Thanks to Barbora Lebedová this can be read in Czech.

 

This is a shorter and simpler version of a proposal made to the Traffic Safety Committee of Los Altos Hills and to the Santa Clara County Department of Roads and Airports on November 18.

 

Cycling Physics: Cyclists are generally able to cross an adjacent vehicle lane by waiting for a gap that is large enough, then signaling and crossing the lane quickly. However in order to cross two adjacent lanes it is necessary for cyclists to find two larger gaps that appear concurrently in both lanes, which may never happen if there is dense traffic moving fast, such as during rush hours. Note that the current design of the subject interchange forces cyclists going either direction on Page Mill to attempt such a double crossing with a likelihood they will be hit from behind. In order for cyclists or pedestrians to cross two or more lanes of fast traffic, stop signs or traffic lights are required.

 

Pedestrian Physics:  Pedestrians, equestrians and other non-vehicular traffic can cross a single lane of traffic without a stop sign or traffic signal if traffic flow has substantial gaps and is not moving fast. However where there are two or more lanes or high traffic volumes or speeds either a traffic signal or stop sign is required.

 

Those safety considerations were ignored in the design of the I-280 interchange with Page Mill Expressway , as observed by the Town Council of Los Altos Hills on June 7, 1965, shortly before the construction of I-280 was completed – see https://web.stanford.edu/~learnest/sv/1965.06.07.pdf . However their safety request was ignored by Caltrans.

 

There were many subsequent attempts to get this dangerous road configuration fixed but the occasional serious injuries to cyclists were not tracked by governmental authorities nor were they addressed. There apparently were few pedestrian injuries because very few such people attempted to get through that interchange since it was obviously dangerous. Instead of fixing those hazards, in 1999 Caltrans reconfigured the interchange so as to make it even more dangerous for both cyclists and pedestrians and, as a result, a cyclist was hit and killed on November 3, 2015 while trying to cross two lanes of fast traffic to reach the bike lane, which was a necessary maneuver in order to get through the interchange.

 

There is a simple and relatively inexpensive solution to both the cycling and pedestrian problems that I first proposed in 2010, as follows.

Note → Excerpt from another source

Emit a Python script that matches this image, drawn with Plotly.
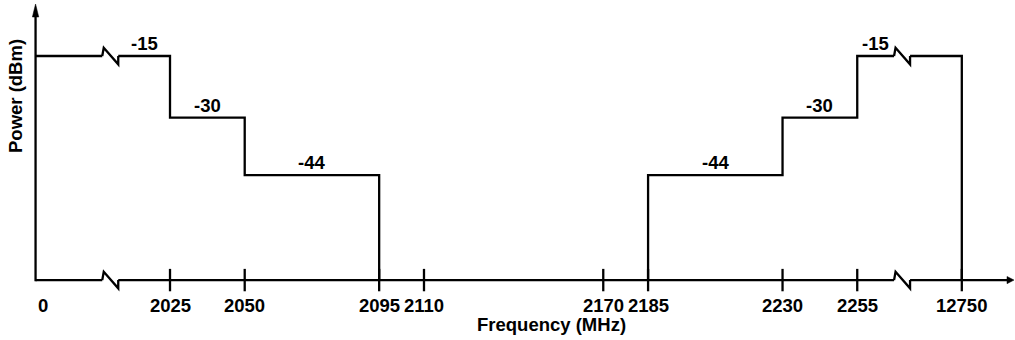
import plotly.graph_objects as go

# ---------------- data ----------------
TICK_FREQS = [0, 2025, 2050, 2095, 2110, 2170, 2185, 2230, 2255, 12750]
TICK_LABELS = ["0", "2025", "2050", "2095", "2110", "2170", "2185", "2230", "2255", "12750"]

LOW_EDGES = [0, 2025, 2050, 2095]      # lower band step edges (MHz)
LOW_LEVELS = [-15, -30, -44]           # dBm between the edges
HIGH_EDGES = [2185, 2230, 2255, 12750]  # upper band step edges (MHz)
HIGH_LEVELS = [-44, -30, -15]

FLOOR = -69.6   # bottom of the schematic power axis (dBm)

# ---------------- broken x scale ----------------
U_ZERO, U_TOP = 1980.0, 2290.0   # display positions of 0 and 12750 MHz
BREAK_L, BREAK_R = 2005.0, 2270.0
LIN_LO, LIN_HI = 2025.0, 2255.0


def xmap(f):
    if f < LIN_LO:
        return U_ZERO + f * (LIN_LO - U_ZERO) / LIN_LO
    if f > LIN_HI:
        return LIN_HI + (f - LIN_HI) * (U_TOP - LIN_HI) / (12750 - LIN_HI)
    return float(f)


W, H = 1015, 340
X_RANGE = [1968.1, 2307.8]
Y_RANGE = [-84.2, -1.35]
PXU = W / (X_RANGE[1] - X_RANGE[0])
PYU = H / (Y_RANGE[1] - Y_RANGE[0])
GAP = 8 / PXU  # half width of a break symbol in display units
FONT = "Liberation Sans, Arial, sans-serif"
LW = 2.3


def steps(edges, levels, start_floor, end_floor):
    xs, ys = [], []
    if start_floor:
        xs.append(xmap(edges[0])); ys.append(FLOOR)
    for i, lv in enumerate(levels):
        xs += [xmap(edges[i]), xmap(edges[i + 1])]
        ys += [lv, lv]
    if end_floor:
        xs.append(xmap(edges[-1])); ys.append(FLOOR)
    return xs, ys


def cut(xs, ys, ub):
    ox, oy = [], []
    for i in range(len(xs)):
        ox.append(xs[i]); oy.append(ys[i])
        if i + 1 < len(xs) and ys[i] == ys[i + 1] and min(xs[i], xs[i + 1]) < ub < max(xs[i], xs[i + 1]):
            ox += [ub - GAP, None, ub + GAP]
            oy += [ys[i], None, ys[i]]
    return ox, oy


lx, ly = cut(*steps(LOW_EDGES, LOW_LEVELS, False, True), BREAK_L)
hx, hy = cut(*steps(HIGH_EDGES, HIGH_LEVELS, True, True), BREAK_R)

fig = go.Figure()
line_style = dict(color="black", width=LW)
fig.add_trace(go.Scatter(x=lx, y=ly, mode="lines", line=line_style,
                         connectgaps=False, hoverinfo="skip", showlegend=False))
fig.add_trace(go.Scatter(x=hx, y=hy, mode="lines", line=line_style,
                         connectgaps=False, hoverinfo="skip", showlegend=False))

# tick marks crossing the axis
tick_u = [xmap(f) for f in TICK_FREQS[1:]]
fig.add_trace(go.Scatter(x=tick_u, y=[FLOOR] * len(tick_u), mode="markers",
                         marker=dict(symbol="line-ns", size=16, line=dict(color="black", width=LW)),
                         hoverinfo="skip", showlegend=False))

x_tip = X_RANGE[1] - 1 / PXU
y_tip = Y_RANGE[1] - 4 / PYU

shapes = []
# axis lines (broken x axis)
for a, b in [(xmap(0), BREAK_L - GAP), (BREAK_L + GAP, BREAK_R - GAP), (BREAK_R + GAP, x_tip - 6 / PXU)]:
    shapes.append(dict(type="line", xref="x", yref="y", x0=a, x1=b, y0=FLOOR, y1=FLOOR, line=line_style))
shapes.append(dict(type="line", xref="x", yref="y", x0=xmap(0), x1=xmap(0), y0=FLOOR - LW / 2 / PYU,
                   y1=y_tip - 12 / PYU, line=line_style))
# arrow heads
shapes.append(dict(type="path", xref="x", yref="y", xsizemode="pixel", ysizemode="pixel",
                   xanchor=xmap(0), yanchor=y_tip, path="M0,0 L-3.2,-13 L3.2,-13 Z",
                   fillcolor="black", line=dict(color="black", width=0.5)))
shapes.append(dict(type="path", xref="x", yref="y", xsizemode="pixel", ysizemode="pixel",
                   xanchor=x_tip, yanchor=FLOOR, path="M0,0 L-7,3.6 L-7,-3.6 Z",
                   fillcolor="black", line=dict(color="black", width=0.5)))
# break symbols
for ub, yv in [(BREAK_L, LOW_LEVELS[0]), (BREAK_L, FLOOR), (BREAK_R, HIGH_LEVELS[-1]), (BREAK_R, FLOOR)]:
    shapes.append(dict(type="path", xref="x", yref="y", xsizemode="pixel", ysizemode="pixel",
                       xanchor=ub, yanchor=yv, path="M-8,0 L-6.5,8.3 L8,-8.3 L8,0",
                       line=line_style))

annotations = []
lab_font = dict(family=FONT, size=18.5, color="black", weight="bold")


# level labels at centre of each visible step
def level_labels(edges, levels, ub, low):
    for i, lv in enumerate(levels):
        a, b = xmap(edges[i]), xmap(edges[i + 1])
        if a < ub < b:
            if low:
                a = ub + GAP
            else:
                b = ub - GAP
        annotations.append(dict(x=(a + b) / 2, y=lv, xref="x", yref="y", text=str(lv), showarrow=False,
                                yanchor="bottom", yshift=0, font=lab_font))


level_labels(LOW_EDGES, LOW_LEVELS, BREAK_L, True)
level_labels(HIGH_EDGES, HIGH_LEVELS, BREAK_R, False)

# tick labels
for f, t in zip(TICK_FREQS, TICK_LABELS):
    annotations.append(dict(x=xmap(f), y=FLOOR, xref="x", yref="y", text=t, showarrow=False,
                            xanchor="left" if f == 0 else "center", yanchor="top", yshift=-13,
                            font=lab_font))

annotations.append(dict(x=551 / W, y=0, xref="paper", yref="paper", text="Frequency (MHz)", showarrow=False,
                        xanchor="center", yanchor="bottom", yshift=3, font=lab_font))
annotations.append(dict(x=15 / W, y=1 - 96 / H, xref="paper", yref="paper", text="Power (dBm)",
                        showarrow=False, textangle=-90, xanchor="center", yanchor="middle",
                        font=lab_font))

fig.update_layout(
    width=W, height=H, margin=dict(l=0, r=0, t=0, b=0),
    paper_bgcolor="white", plot_bgcolor="white",
    xaxis=dict(range=X_RANGE, visible=False, fixedrange=True),
    yaxis=dict(range=Y_RANGE, visible=False, fixedrange=True),
    shapes=shapes, annotations=annotations, showlegend=False,
)

fig.write_html("out.html")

1.    Immediately remove the pedestrian crossing markings at the bottom of the two lane northbound off-ramp, which invites westbound pedestrians to step off the curb on the far side of a blind curve to cross two lanes of traffic moving at about 60 MPH, with no traffic light. The only reason no one has been killed there yet is that mature adults can see that it is too dangerous to try crossing. However a youngster might see the pedestrian crossing lane and proceed.  We should not continue to tempt fate since that pedestrian route leads nowhere and the line removal will cost almost nothing.

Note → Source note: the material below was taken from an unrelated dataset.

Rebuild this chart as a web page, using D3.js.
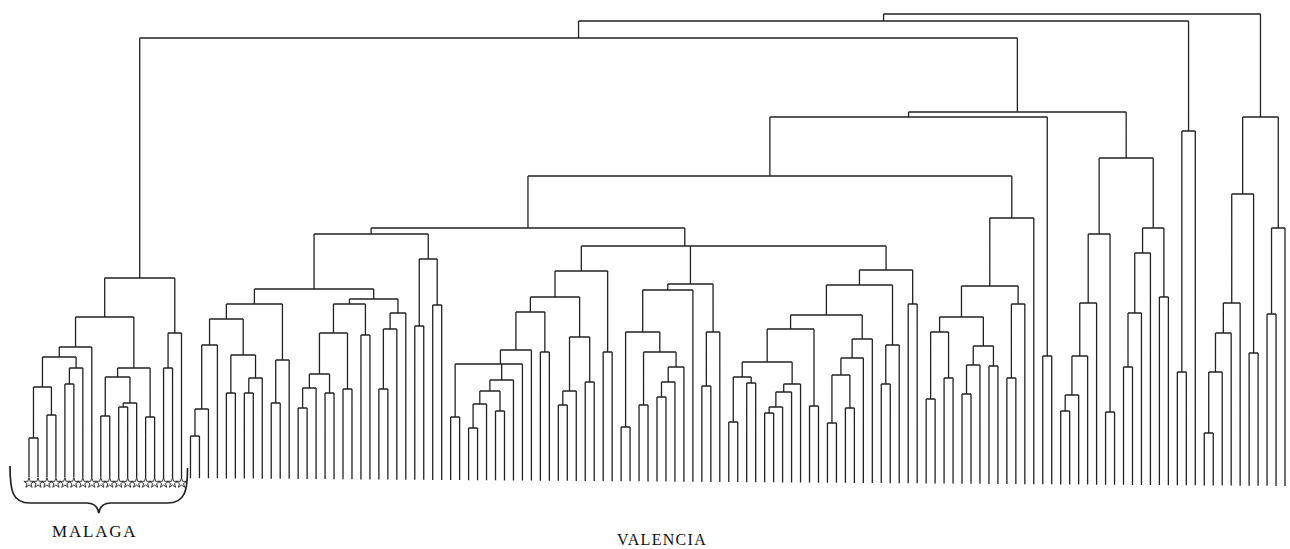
<!DOCTYPE html>
<html>
<head>
<meta charset="utf-8">
<script src="https://cdn.jsdelivr.net/npm/d3@7"></script>
<style>
    body { margin: 0; background: #fff; }
    svg { display: block; }
    .rama { fill: none; stroke: #222; stroke-width: 1.3; }
    .rotulo { font-family: "Liberation Serif", "DejaVu Serif", serif; fill: #111; }
</style>
</head>
<body>
<div id="tree-container"></div>
<script>
// Cada nodo: [nivel de fusion, hijo1, hijo2, ...]  -  0 = hoja
// Niveles (unidades arbitrarias, 0 = base)

const malaga = [212,
    [173,
        [143,
            [133,
                [103, [52, 0, 0], [75, 0, 0]],
                [122, [106, 0, 0], 0]],
            0],
        [122,
            [113, [74, 0, 0], [87, [83, 0, 0], 0]],
            [73, 0, 0]]],
    [157, [122, 0, 0], 0]];

// Valencia, de izquierda a derecha
const valenciaL = [186,
    [171,
        [145, [81, [54, 0, 0], 0], 0],
        [135, [97, 0, 0], [112, [97, 0, 0], 0]]],
    [130, [87, 0, 0], 0]];

const valenciaR = [191,
    [186,
        [157,
            [116, [102, [82, 0, 0], 0], [97, 0, 0]],
            [101, 0, 0]],
        [155, 0, 0]],
    [177, [161, [101, 0, 0], 0], 0]];

const valenciaN = [219,
    [193,
        [178,
            [140,
                [126,
                    [126, [73, 0, 0], [110, [99, [86, [62, 0, 0], 0], [79, 0, 0]], 0]],
                    0],
                0],
            [138, 0, 0]],
        [153, [99, [85, 0, 0], 0], [108, 0, 0]]],
    [138, 0, 0]];

const valenciaQ = [206,
    [200,
        [158, [63, 0, 0], [138, [85, 0, 0], [123, [108, [93, 0, 0], 0], 0]]],
        0],
    [158, [104, 0, 0], 0]];

const valenciaZ = [220,
    [205,
        [175,
            [161,
                [128,
                    [113, [68, 0, 0], [107, 0, 0]],
                    [106, [98, [83, [77, 0, 0], 0], 0], 0]],
                [84, 0, 0]],
            [151, [132, [115, [67, 0, 0], [82, 0, 0]], 0], 0]],
        [145, [106, 0, 0], 0]],
    [186, 0, 0]];

const valenciaM = [272,
    [204,
        [173,
            [158, [91, 0, 0], [112, 0, 0]],
            [144, [125, [96, 0, 0], 0], [124, 0, 0]]],
        [186, [112, 0, 0], 0]],
    0];

const valenciaP = [332,
    [256,
        [187, [134, [95, [79, 0, 0], 0], 0], 0],
        [78, 0, 0]],
    [262,
        [237, [177, [123, 0, 0], 0], 0],
        [193, 0, 0]]];

const valenciaS = [359, [118, 0, 0], 0];

const valenciaDer = [373,
    [296,
        [187, [157, [118, [57, 0, 0], 0], 0], 0],
        [137, 0, 0]],
    [262, [176, 0, 0], 0]];

// Uniones superiores
const grupoIzq = [256, [201, valenciaL, valenciaR], [231, [164, 0, 0], [185, 0, 0]]];
const grupoCentro = [244, valenciaN, [244, valenciaQ, valenciaZ]];
const grupo262 = [262, grupoIzq, grupoCentro];
const grupo314 = [314, grupo262, valenciaM];
const grupo373 = [373, grupo314, [134, 0, 0]];
const grupo378 = [378, grupo373, valenciaP];
const grupo452 = [452, malaga, grupo378];
const grupo469 = [469, grupo452, valenciaS];
const arbol = [476, grupo469, valenciaDer];

const etiquetas = ["MALAGA", "VALENCIA"];
const numMalaga = 18;

function dibujarDendrograma() {
    const width = 1290;
    const height = 549;

    const svg = d3.select("#tree-container").append("svg")
        .attr("width", width)
        .attr("height", height);

    const root = d3.hierarchy(arbol, d => Array.isArray(d) ? d.slice(1) : null);
    const hojas = root.leaves();

    const x = d3.scalePoint().domain(d3.range(hojas.length)).range([29, 1285]);
    const y = d3.scaleLinear().domain([0, 476]).range([490, 14]);
    // la base del papel baja un poco hacia la derecha
    const base = d3.scaleLinear().domain([29, 1285]).range([477, 486]);

    hojas.forEach((h, i) => { h.x = x(i); });
    root.eachAfter(d => {
        if (d.children) d.x = (d.children[0].x + d.children[d.children.length - 1].x) / 2;
    });

    const tope = d => d.children ? y(d.data[0]) : base(d.x);

    const path = d3.path();
    root.each(d => {
        if (!d.children) return;
        const yN = y(d.data[0]);
        const primero = d.children[0], ultimo = d.children[d.children.length - 1];
        path.moveTo(primero.x, yN);
        path.lineTo(ultimo.x, yN);
        d.children.forEach(c => {
            path.moveTo(c.x, yN);
            path.lineTo(c.x, tope(c));
        });
    });

    svg.append("path")
        .attr("class", "rama")
        .attr("d", path.toString());

    // Estrellas bajo las hojas de Malaga
    svg.selectAll(".estrella")
        .data(hojas.slice(0, numMalaga))
        .enter()
        .append("path")
        .attr("class", "estrella")
        .attr("transform", d => `translate(${d.x},483)`)
        .attr("d", d3.symbol(d3.symbolStar).size(32))
        .style("fill", "#fff")
        .style("stroke", "#222")
        .style("stroke-width", 0.9);

    // Llave bajo Malaga
    const xi = hojas[0].x - 19, xf = hojas[numMalaga - 1].x + 6;
    const xm = (xi + xf) / 2;
    const llave = d3.path();
    llave.moveTo(xi, 466);
    llave.bezierCurveTo(xi, 490, xi + 2, 503, xi + 20, 503);
    llave.lineTo(xm - 12, 503);
    llave.bezierCurveTo(xm - 4, 503, xm - 1, 507, xm, 513);
    llave.bezierCurveTo(xm + 1, 507, xm + 4, 503, xm + 12, 503);
    llave.lineTo(xf - 20, 503);
    llave.bezierCurveTo(xf - 2, 503, xf, 490, xf, 468);
    svg.append("path")
        .attr("d", llave.toString())
        .style("fill", "none")
        .style("stroke", "#222")
        .style("stroke-width", 1.7);

    svg.append("text")
        .attr("class", "rotulo")
        .attr("x", xm - 4)
        .attr("y", 537)
        .attr("text-anchor", "middle")
        .style("font-size", "17px")
        .style("letter-spacing", "1.8px")
        .text(etiquetas[0]);

    svg.append("text")
        .attr("class", "rotulo")
        .attr("x", 662)
        .attr("y", 545)
        .attr("text-anchor", "middle")
        .style("font-size", "16px")
        .style("letter-spacing", "1.3px")
        .text(etiquetas[1]);
}

dibujarDendrograma();
</script>
</body>
</html>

2.    Promptly build a two-way shared path for non-vehicular traffic composed of asphalt 12 feet wide connecting Old Page Mill Road to Arastradero and upper Page Mill Roads by way of the north side of the interchange, as shown below, including button-operated traffic lights to enable safe crossing of the one-lane west to northbound on-ramp and the two-lane west to southbound on-ramp, as shown in the sketch below. The length of the path will be around 100 yards.

 

This will bypass the dangerous parts of the interchange so as to enable people riding bikes or trikes as well as pedestrians, equestrians, those in wheelchairs or pushing baby buggies and the blind to get through the interchange safely. Furthermore, this solution will be less expensive and quicker to build than any alternative that provides full non-vehicular access.

 

This 2010 proposal was subsequently incorporated into County Roads proposals for more advanced designs for motor vehicles, so it can be regarded as a step toward the future. However the more sweeping proposals shown so far fail to meet the cycling and pedestrian physics standards shown above.

 

Recommendation. This proposal can and should be implemented promptly so as to greatly reduce the likelihood of further injuries or deaths.